Requirement: Take the lines from the beginning of the material through the line containing "import plotly.graph_objects as go" and retype them exactly, leaving the pictures out.

Stored data:
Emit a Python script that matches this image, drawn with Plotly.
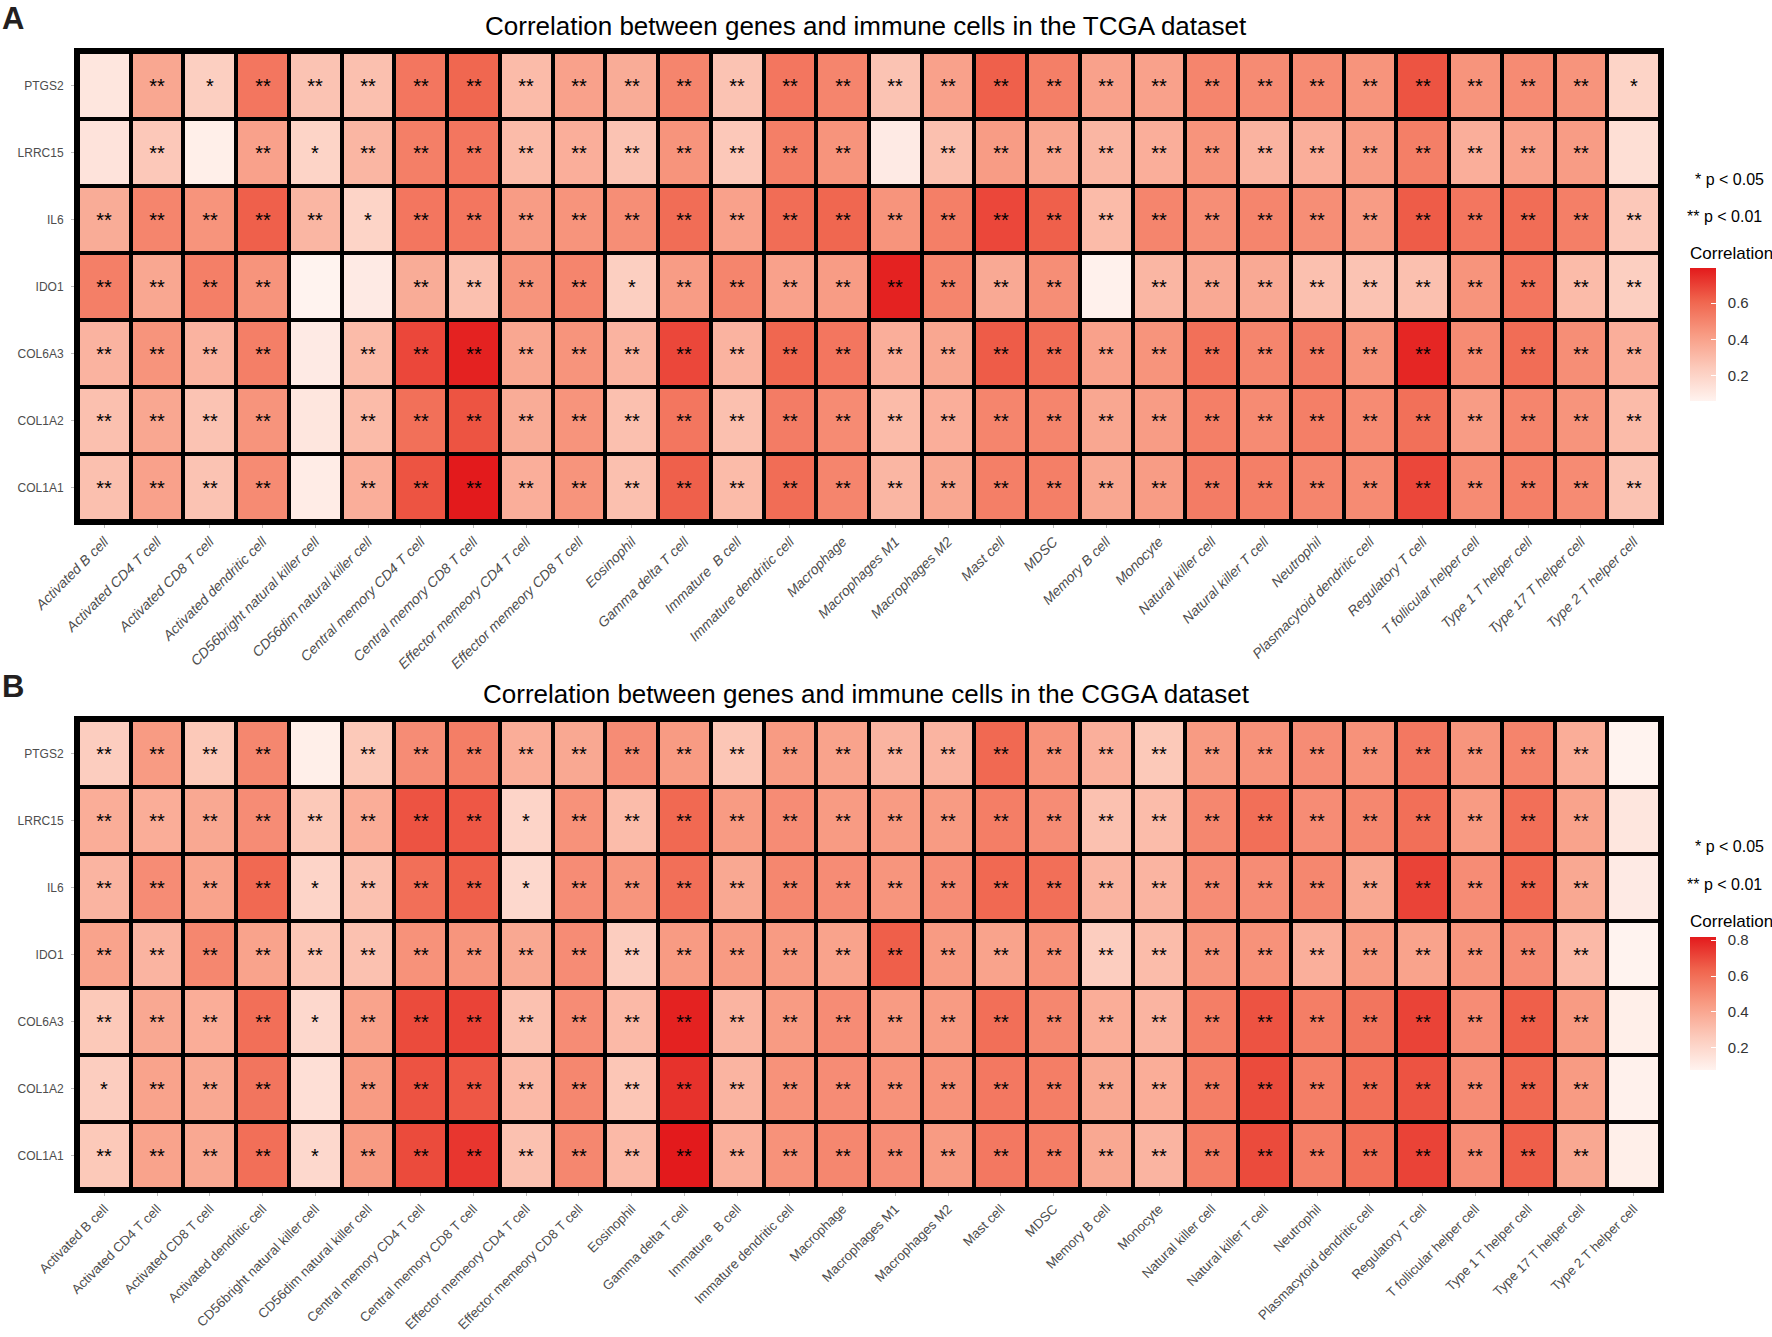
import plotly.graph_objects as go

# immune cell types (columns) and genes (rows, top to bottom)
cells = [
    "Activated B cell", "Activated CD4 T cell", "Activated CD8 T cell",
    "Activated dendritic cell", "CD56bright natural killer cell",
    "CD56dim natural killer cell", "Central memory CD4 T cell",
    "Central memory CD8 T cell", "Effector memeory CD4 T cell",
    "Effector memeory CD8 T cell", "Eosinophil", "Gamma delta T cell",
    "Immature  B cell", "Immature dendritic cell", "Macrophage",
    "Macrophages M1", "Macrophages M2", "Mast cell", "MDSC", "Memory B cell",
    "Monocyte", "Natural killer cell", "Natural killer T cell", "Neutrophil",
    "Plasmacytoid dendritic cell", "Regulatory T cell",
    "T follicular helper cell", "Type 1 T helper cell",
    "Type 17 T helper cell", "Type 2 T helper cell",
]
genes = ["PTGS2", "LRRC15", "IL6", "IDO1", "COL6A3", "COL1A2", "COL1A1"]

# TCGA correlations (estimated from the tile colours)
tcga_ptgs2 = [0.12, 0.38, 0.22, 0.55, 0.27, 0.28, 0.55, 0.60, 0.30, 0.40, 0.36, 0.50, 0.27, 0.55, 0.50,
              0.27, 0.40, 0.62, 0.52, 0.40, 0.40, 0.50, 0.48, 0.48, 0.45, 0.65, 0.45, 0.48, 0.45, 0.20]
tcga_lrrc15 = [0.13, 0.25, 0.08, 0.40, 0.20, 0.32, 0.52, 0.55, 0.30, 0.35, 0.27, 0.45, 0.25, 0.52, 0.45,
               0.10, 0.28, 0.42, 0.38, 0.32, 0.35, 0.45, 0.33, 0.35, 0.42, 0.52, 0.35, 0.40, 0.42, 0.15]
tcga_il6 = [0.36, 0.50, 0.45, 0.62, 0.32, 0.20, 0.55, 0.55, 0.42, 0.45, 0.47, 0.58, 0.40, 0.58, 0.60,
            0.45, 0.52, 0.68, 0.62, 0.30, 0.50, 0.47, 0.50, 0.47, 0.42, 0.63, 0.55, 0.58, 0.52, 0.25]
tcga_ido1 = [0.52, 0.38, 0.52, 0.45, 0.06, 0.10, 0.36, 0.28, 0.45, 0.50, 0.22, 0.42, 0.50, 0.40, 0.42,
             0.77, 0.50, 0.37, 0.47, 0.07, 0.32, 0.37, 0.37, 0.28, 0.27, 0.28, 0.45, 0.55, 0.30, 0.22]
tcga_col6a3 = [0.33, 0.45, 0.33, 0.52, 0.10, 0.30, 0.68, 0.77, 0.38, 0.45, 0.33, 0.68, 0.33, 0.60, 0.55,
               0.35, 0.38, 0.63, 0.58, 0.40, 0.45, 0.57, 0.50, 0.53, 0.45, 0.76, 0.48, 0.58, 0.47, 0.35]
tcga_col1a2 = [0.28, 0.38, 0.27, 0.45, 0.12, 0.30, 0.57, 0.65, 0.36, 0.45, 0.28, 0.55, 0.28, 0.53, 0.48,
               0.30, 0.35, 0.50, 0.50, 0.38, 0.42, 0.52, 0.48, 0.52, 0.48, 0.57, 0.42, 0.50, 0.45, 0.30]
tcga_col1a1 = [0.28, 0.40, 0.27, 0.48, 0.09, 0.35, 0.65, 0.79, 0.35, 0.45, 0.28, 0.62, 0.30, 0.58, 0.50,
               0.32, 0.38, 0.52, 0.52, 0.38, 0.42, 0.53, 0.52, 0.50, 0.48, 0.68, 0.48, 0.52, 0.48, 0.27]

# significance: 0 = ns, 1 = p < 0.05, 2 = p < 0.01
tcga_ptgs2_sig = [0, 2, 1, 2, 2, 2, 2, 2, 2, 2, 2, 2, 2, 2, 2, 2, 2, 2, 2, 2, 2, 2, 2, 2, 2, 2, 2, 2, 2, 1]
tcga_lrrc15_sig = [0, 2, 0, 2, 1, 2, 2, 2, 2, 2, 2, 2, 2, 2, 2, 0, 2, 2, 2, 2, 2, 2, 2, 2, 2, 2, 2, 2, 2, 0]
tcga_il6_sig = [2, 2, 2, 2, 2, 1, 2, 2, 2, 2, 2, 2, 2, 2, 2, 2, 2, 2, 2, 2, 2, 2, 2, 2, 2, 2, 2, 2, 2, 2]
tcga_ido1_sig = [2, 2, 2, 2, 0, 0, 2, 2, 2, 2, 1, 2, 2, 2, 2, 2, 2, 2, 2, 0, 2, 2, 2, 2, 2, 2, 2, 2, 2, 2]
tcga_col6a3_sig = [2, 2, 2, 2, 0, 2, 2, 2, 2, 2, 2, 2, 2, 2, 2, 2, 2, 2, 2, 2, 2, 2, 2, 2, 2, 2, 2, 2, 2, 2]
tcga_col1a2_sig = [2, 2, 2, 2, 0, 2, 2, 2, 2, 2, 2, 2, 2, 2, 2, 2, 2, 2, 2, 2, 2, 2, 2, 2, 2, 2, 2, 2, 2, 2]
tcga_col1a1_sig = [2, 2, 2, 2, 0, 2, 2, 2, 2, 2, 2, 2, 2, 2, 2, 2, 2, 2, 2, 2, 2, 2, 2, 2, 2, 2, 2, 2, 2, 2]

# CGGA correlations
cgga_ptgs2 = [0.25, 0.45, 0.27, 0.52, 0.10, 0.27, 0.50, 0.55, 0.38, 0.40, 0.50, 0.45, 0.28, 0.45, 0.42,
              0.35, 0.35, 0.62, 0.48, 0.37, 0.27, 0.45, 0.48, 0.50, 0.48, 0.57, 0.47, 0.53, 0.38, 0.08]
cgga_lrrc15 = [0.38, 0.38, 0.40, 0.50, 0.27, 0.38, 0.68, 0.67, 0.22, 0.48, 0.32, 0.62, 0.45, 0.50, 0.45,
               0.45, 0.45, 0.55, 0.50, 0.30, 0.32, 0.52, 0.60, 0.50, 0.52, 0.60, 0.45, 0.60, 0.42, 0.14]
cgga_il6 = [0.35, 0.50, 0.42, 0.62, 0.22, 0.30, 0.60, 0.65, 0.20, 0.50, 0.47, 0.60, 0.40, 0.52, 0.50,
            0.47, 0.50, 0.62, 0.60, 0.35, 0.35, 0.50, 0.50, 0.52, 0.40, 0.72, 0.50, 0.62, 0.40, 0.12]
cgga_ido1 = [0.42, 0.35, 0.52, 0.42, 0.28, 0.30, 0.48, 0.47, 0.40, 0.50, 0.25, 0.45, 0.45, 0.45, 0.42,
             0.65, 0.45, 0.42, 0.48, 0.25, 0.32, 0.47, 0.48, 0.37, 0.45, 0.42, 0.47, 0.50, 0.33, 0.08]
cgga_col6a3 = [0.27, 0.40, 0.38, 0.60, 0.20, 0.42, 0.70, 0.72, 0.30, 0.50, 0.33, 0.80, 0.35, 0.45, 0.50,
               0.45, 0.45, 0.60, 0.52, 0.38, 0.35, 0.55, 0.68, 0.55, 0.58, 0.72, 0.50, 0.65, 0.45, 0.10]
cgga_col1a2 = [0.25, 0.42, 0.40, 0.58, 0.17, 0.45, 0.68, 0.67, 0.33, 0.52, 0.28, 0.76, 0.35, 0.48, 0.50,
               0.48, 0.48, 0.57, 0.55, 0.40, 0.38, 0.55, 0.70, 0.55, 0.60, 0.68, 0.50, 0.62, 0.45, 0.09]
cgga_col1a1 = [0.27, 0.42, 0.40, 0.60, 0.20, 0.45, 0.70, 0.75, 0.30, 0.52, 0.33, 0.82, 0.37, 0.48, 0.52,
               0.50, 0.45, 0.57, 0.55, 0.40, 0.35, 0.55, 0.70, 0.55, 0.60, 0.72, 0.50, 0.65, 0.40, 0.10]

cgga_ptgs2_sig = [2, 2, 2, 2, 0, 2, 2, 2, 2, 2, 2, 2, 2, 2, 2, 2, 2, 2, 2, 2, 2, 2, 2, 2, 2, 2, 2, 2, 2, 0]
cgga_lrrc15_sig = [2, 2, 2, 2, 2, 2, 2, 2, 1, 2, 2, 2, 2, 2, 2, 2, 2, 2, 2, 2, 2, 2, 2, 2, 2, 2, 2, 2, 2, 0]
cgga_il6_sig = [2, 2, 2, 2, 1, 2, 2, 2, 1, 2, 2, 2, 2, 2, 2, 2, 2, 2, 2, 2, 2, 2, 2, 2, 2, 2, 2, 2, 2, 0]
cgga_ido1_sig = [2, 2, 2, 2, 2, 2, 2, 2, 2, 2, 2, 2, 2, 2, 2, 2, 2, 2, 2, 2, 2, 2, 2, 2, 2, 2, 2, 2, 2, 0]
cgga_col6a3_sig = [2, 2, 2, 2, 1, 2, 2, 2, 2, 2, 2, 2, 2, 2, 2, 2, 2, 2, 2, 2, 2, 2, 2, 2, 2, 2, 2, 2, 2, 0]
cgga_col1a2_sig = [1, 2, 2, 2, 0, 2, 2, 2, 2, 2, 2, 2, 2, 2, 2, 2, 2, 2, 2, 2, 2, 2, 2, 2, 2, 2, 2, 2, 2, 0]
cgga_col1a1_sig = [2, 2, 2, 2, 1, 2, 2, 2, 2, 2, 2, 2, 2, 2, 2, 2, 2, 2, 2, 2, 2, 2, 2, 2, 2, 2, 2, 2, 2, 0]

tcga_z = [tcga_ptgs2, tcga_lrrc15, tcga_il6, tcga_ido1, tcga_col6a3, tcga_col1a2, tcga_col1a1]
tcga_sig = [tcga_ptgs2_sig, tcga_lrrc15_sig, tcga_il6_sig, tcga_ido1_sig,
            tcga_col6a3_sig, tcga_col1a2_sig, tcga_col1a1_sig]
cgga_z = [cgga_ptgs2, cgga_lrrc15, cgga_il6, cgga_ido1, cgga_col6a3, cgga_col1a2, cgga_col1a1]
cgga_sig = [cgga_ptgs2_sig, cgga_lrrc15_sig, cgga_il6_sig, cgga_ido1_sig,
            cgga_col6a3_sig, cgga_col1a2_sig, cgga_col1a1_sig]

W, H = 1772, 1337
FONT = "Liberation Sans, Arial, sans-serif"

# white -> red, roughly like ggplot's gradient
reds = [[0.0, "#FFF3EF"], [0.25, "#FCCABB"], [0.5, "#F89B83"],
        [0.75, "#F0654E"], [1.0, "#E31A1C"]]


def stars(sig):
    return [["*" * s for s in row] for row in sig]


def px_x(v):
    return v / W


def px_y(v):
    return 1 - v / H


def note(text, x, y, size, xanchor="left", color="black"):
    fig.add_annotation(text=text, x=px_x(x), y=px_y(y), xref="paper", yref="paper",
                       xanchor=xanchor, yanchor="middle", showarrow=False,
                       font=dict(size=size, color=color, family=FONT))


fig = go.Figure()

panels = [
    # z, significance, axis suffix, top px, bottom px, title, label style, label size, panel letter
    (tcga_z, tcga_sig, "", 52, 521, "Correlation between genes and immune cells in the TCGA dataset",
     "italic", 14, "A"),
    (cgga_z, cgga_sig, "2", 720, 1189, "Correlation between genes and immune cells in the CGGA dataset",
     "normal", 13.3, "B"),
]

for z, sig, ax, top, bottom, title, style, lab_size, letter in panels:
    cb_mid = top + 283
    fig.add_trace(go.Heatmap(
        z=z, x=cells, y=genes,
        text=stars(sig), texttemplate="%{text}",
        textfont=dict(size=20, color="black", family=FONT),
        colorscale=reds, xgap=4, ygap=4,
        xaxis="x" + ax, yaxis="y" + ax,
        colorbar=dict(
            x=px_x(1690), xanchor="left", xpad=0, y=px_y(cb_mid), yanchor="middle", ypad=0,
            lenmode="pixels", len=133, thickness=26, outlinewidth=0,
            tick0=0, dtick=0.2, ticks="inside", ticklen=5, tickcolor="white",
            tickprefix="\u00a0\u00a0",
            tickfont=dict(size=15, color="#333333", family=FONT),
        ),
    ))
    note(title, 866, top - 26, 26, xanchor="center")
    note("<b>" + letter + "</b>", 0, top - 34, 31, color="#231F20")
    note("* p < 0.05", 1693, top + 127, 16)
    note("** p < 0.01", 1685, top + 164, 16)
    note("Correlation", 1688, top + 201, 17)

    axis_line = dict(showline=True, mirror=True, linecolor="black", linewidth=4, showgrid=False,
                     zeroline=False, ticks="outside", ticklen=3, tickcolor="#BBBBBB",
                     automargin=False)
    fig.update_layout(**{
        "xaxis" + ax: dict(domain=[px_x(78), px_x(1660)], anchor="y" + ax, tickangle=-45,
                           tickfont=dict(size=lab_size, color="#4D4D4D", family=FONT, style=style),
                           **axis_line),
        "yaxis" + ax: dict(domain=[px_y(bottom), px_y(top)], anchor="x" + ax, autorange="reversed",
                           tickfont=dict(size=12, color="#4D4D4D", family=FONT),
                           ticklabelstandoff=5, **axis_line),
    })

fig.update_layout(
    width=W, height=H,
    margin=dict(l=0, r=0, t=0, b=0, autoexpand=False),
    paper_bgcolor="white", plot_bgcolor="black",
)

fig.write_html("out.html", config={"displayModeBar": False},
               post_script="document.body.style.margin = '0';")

Result for this task:
Emit a Python script that matches this image, drawn with Plotly.
import plotly.graph_objects as go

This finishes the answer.